Ainsi ce dernier raconte l'un de ces multiples accrochages dans son ouvrage « par devoir et par amitié » : « Abdoulaye Wade crut bon de m'appeler au téléphone pour me dire sa conception sur la manière de gouverner. A cause du ton employé, rogue et donneur de leçons, je l'ai envoyé sur les roses en lui précisant qu'aussi longtemps que j'occuperais le poste de Premier ministre, il en serait ainsi ».
Après les élections générales de 1993, Abdou Diouf forme son gouvernement le 2 juin de la même année. Ayant reconduit Habib Thiam à la Primature, le président Diouf se sépare de Famara Ibrahima Sagna qui fait les frais de son alliance avec Wade au sujet du FPE pour déstabiliser l'ami du Président.

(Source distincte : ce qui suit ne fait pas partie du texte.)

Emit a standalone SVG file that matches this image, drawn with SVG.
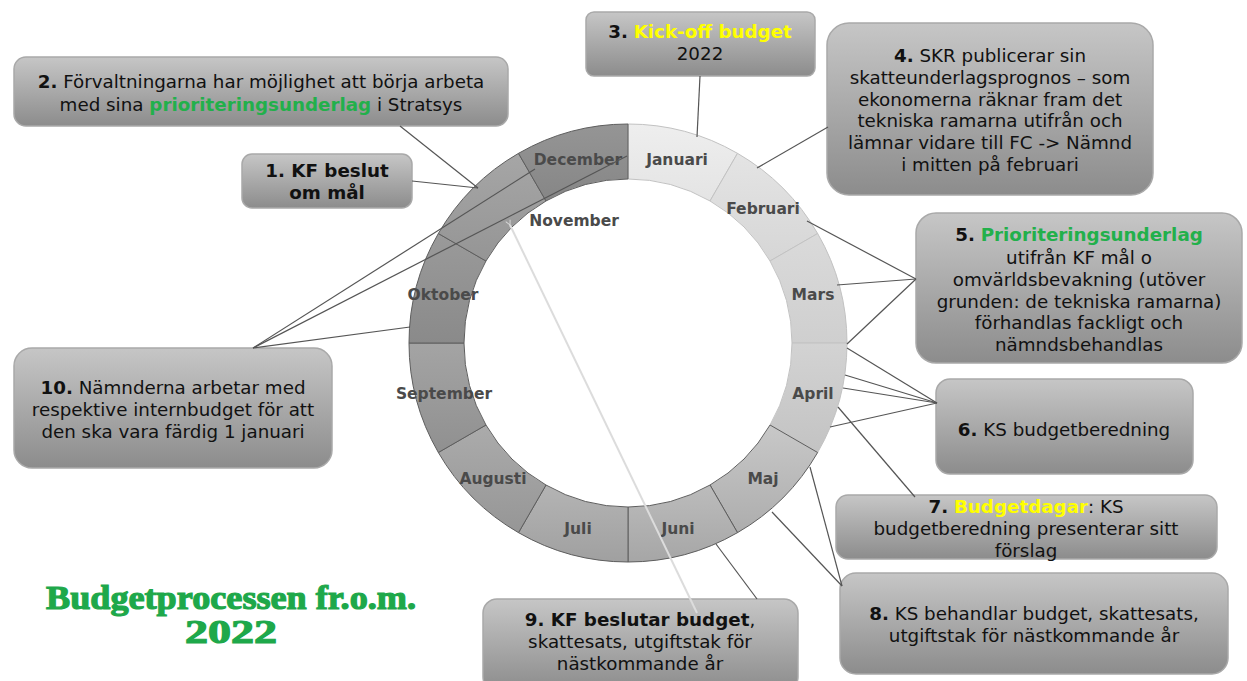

1998 : fin de mission politique
Habib Thiam restera à la Primature jusqu'au 3 juillet 1998 avec l’arrivée de Mamadou Lamine Loum. Ainsi, l'homme d'Etat vient de mettre un terme à quatre décennies de trajectoire politique avec ses hauts et ses bas. Et comme pour couronner une bonne partie de cette carrière politique riche en péripéties, l’ancien Premier ministre écrit, en 2001, un ouvrage «Par devoir et par amitié» qui retrace sans complaisance ses années de compagnonnage avec son ami Abdou Diouf de 1981 jusqu’à sa chute en 2000.